Yeah that's why I'm asking. It's genuine curiosity so thanks for your answers.

Yes if you wanted to make the same product as these guys you'd have to spend the same amount or more, so sure, that'd be a poor use of money. No disagreement there. Productization is a lot of work.

But you wouldn't need a full product to solve this for your own use case! I guess what I'm struggling with is the apparent reluctance to fix this problem by just running ordinary computers. We're hackers, we're software developers, this is our bread and butter right? How can we as an industry apparently be forgetting how to set up and run computers? That's the message that seems to be coming through here - it's too hard, too much work, the people who can do it are too expensive. That'd be like chemists forgetting how to use a bunsen burner and needing to outsource it!? Computers are cheap, they're fast, they can basically maintain themselves if told to! To make your Docker builds faster you can just run them on a plain vanilla Linux machine that just sits around running builds in the normal way, the same way a laptop would run them, with permanently connected disk and cache directory and stuff.

I totally get it that maybe a new generation has learned programming with NodeJS on a Mac and AWS, maybe they haven't ever installed Linux before, in the way we all seemed to learn how to run servers a couple of decades ago. Times change, sure, I get that. Still, the results are kind of mind boggling.

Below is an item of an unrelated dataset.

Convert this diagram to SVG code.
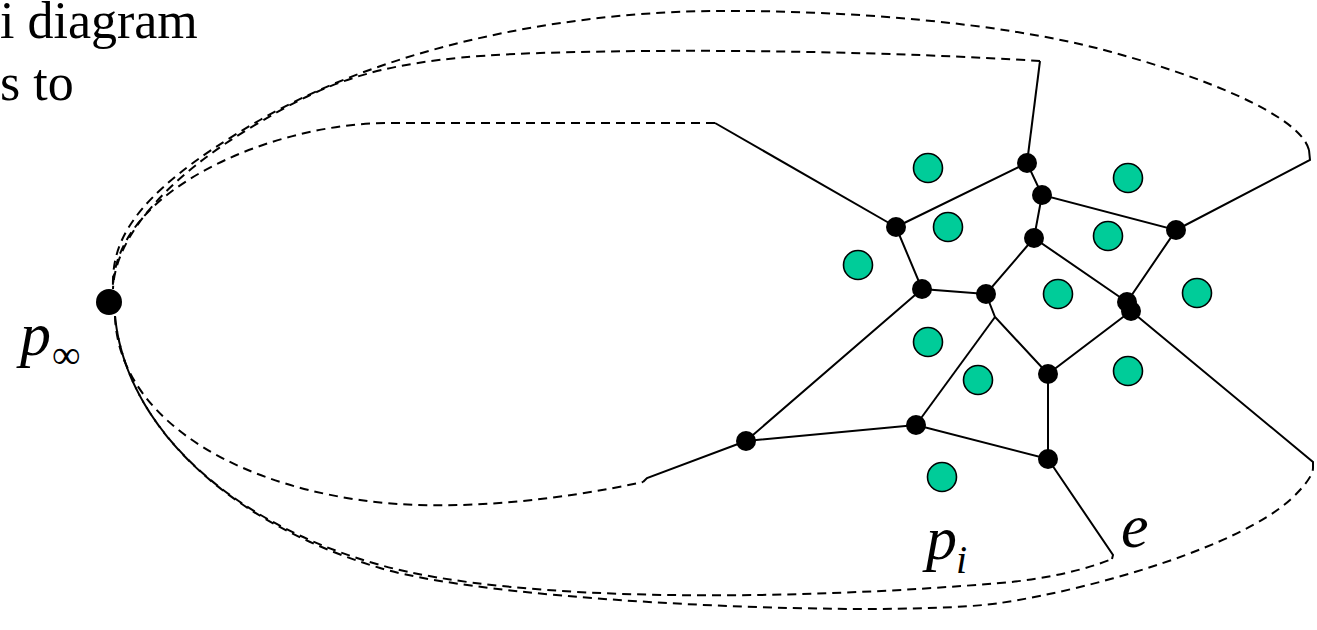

Well not really. I’ve literally spent the past few weeks banging my head on these things.

Especially if you want/need multi-arch. That basically requires buildx which doesn’t cache locally by default. There’s a half dozen types of caching to figure out. Then buildx is very buggy and needs qemu setup even when building natively otherwise you run into decade old bugs doing things like running sudo in a dockerfile.

It took a couple of weeks of on and off tinkering to get a stable arm builder running on a Mac m1. To get the GitHub action server to run stably and not time out was a PITA. It required IT tuning cpu limits and page caching. Not fun.

We run native machines but I would’ve much preferred a cloud solution so I could do my actual job.


I wonder how much of this is specifically Docker related pain? (I try to avoid it) It's super fascinating to see how much ARM support is coming up in this thread. I guess ARM servers are finally happening, huh. Our CI cluster has an M1 Mac in it, it took about an hour to set up. But that's doing JVM stuff with no Docker or qemu involved, so multi-arch just isn't something we need to think about and it's no different to any other machine beyond being much faster.

For servers I'd have thought you'd make a decision up front about whether to use classical x64 machines or ARM, based on load tests or cost/benefit analysis. Then you'd build one or the other. It sounds like a lot of people are putting a lot of effort into the optionality of having both, and then they are using languages and tools that can't cross-compile or JIT compile. Are you using Rust or Go or something? Hmmm.